The bottom has fallen out of Malta's long-pending official corruption scandal. The case, which was spawned by embarrassing disclosures about senior government officials in the "Panama Papers, " exploded this week when a police sniffer dog, working for Customs, found €210,000, on an individual linked to the Caruana Galizia contract assassination. Another individual was taken into custody, and began cooperating with local law enforcement, after receiving immunity from prosecution.
In short order, the following events occurred:
(1) Keith Schembri, the Chief of Staff to the Prime Minister, was questioned by police, and thereafter submitted resignation from his post. He was named in the Panama Papers documents as having a shell corporation involved in corrupt activity.

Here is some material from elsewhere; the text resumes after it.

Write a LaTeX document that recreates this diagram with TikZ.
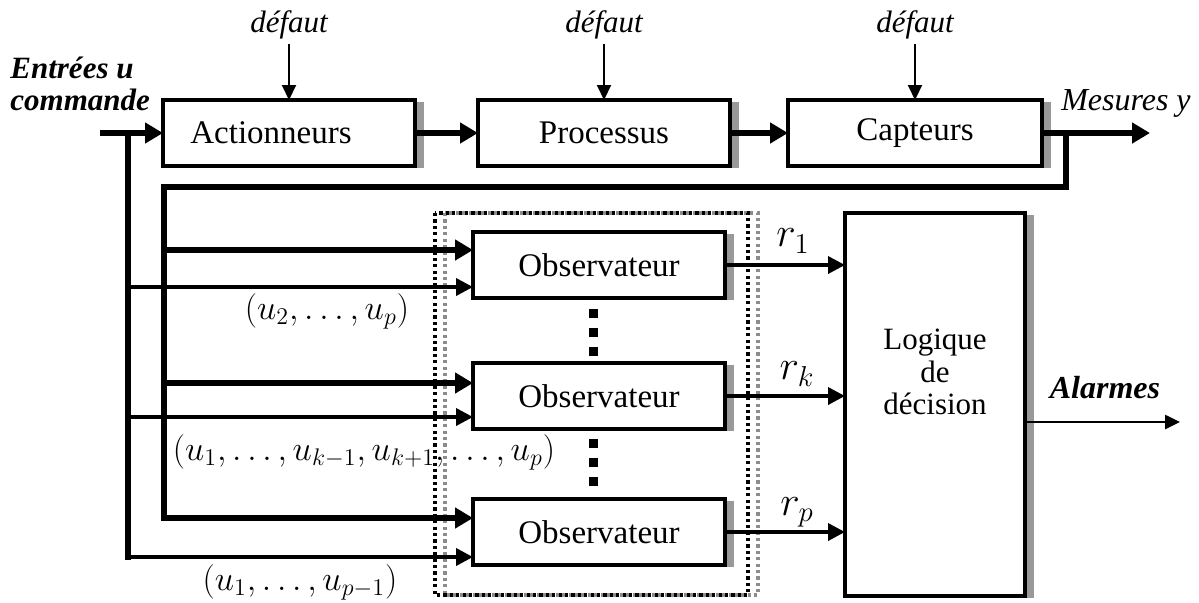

(2) Konrad Mizzi, the Minister for Energy, also resigned. He was also named in the Panama Papers.
(3) The Minister for the Economy, Christian Cardona, also reportedly resigned.

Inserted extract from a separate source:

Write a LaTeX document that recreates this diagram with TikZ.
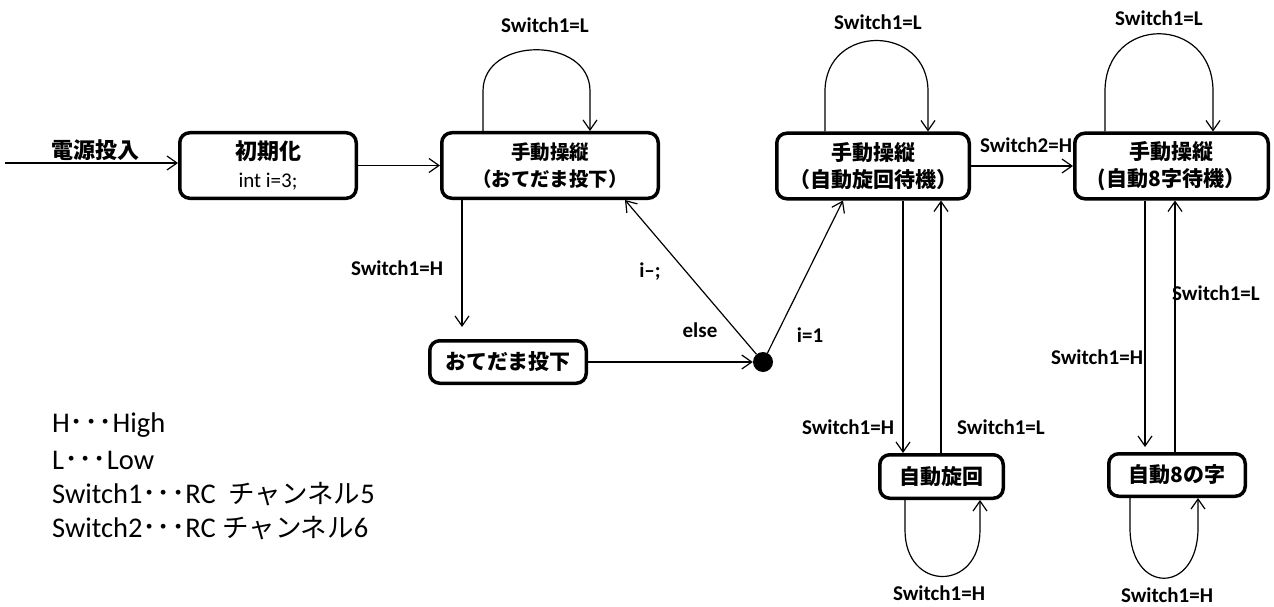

(4) A prominent local businessman, Yorgen Fenech, was arrested when he attempted to leave Malta on his yacht; he has been charged in the Caruana bombing.

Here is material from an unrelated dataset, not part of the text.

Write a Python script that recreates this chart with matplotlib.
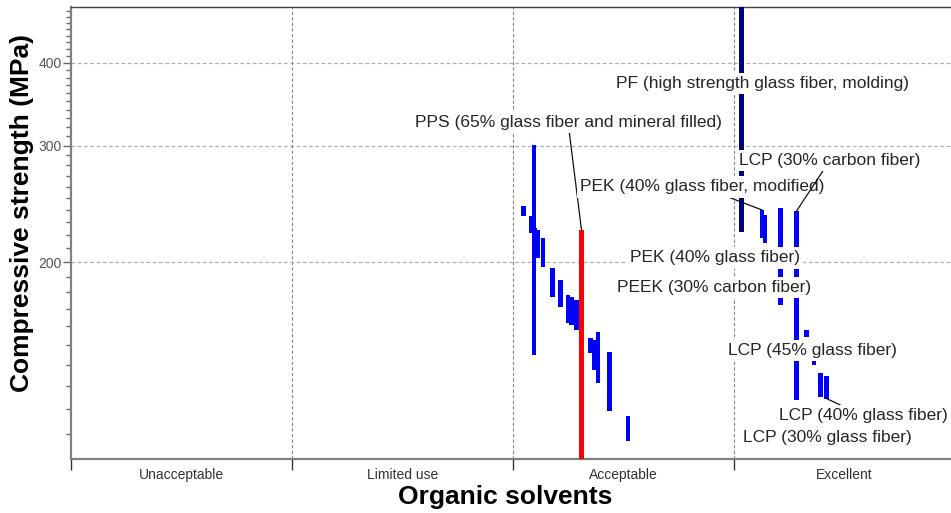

Given that the European Union has been extremely critical of late, regarding suspected money laundering activities, the Pilatus Bank scandal, and the dodgy Citizenship by Investment (CBI) program, compliance officers should take these recent matters in consideration, and raise Country Risk on Malta to a high level, warning any of their bank clients who trade with Malta of the situation, and checking to make sure that there is no financial exposure regarding Malta's often problematic local banks.
Compliance should also closely examine ALL Maltese passports presented at account opening, with particular attention to the place of birth of the holder, if it is outside of Malta, and whether the holder is fluent in Maltese. Otherwise, he is most likely a Russian or Iranian national posing as a Maltese, using a CBI passport.